A combinatorial proof of the log-convexity of sequences in Riordan arrays

Abstract

A Riordan array \(R=[r_{n,k}]_{n,k\ge 0}\) can be characterized by two sequences \(A=(a_n)_{n\ge 0}\) and \(Z=(z_n)_{n\ge 0}\) such that \(r_{0,0}=1, r_{0,k}=0~(k\ge 1)\) and $$\begin{aligned} r_{n+1,0}=\sum _{j\ge 0} z_j r_{n,j}, \quad r_{n+1,k+1}=\sum _{j\ge 0} a_j r_{n,k+j} \end{aligned}$$for \(n,k\ge 0\).
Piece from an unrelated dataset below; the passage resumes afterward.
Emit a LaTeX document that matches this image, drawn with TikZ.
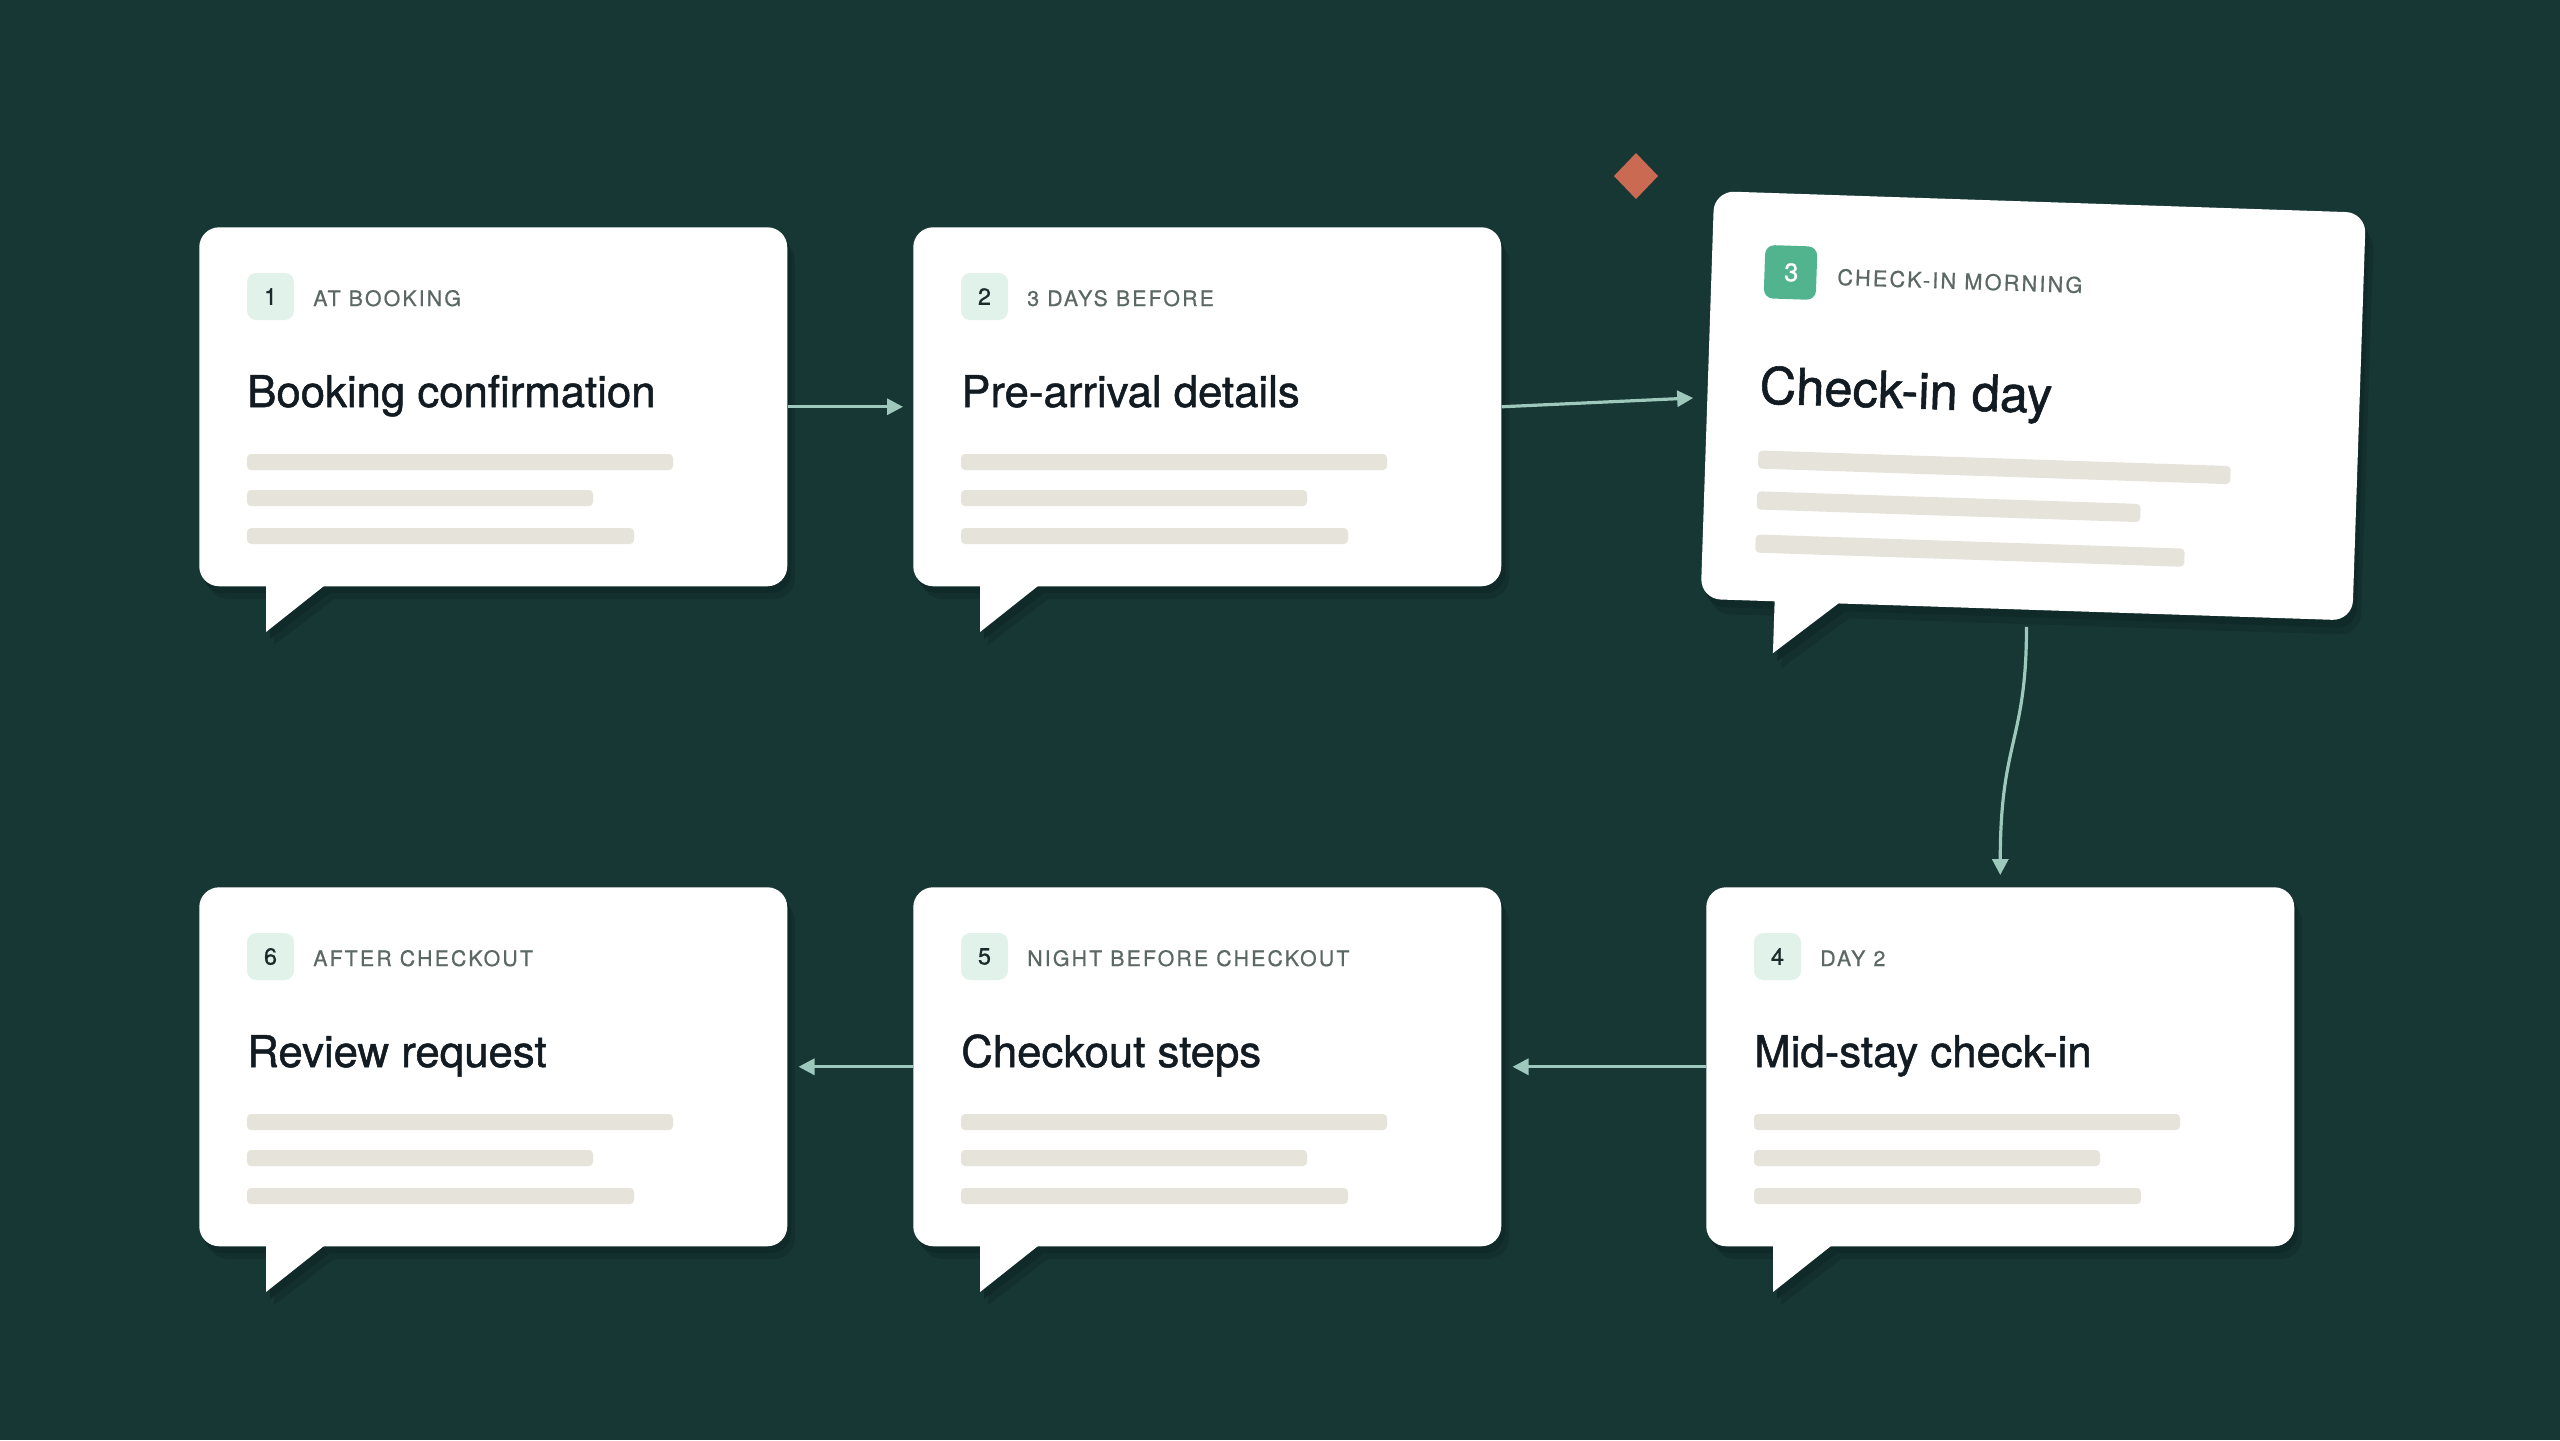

Using an algebraic approach, Chen, Liang and Wang showed that the sequence \((r_{n,0})_{n\ge 0}\) is log-convex if the production matrix \([\zeta ,A]\) is TP\(_2\), where \(\zeta =[z_0,z_1,z_2,\ldots ]'\) and \(A=[a_{n-k}]_{n,k\ge 0}\) is the Toeplitz matrix of the A-sequence. In this paper, we present an injective proof of this result from the point of view of weighted Łukasiewicz paths, which gives a combinatorial proof of the log-convexity of many combinatorial sequences, including the Catalan numbers, the Motzkin numbers, the Schröder numbers, the central binomial coefficients, and the restricted hexagonal numbers, in a unified approach. This method also present an injective proof of the strong q-log-convexity of many well-known combinatorial polynomials.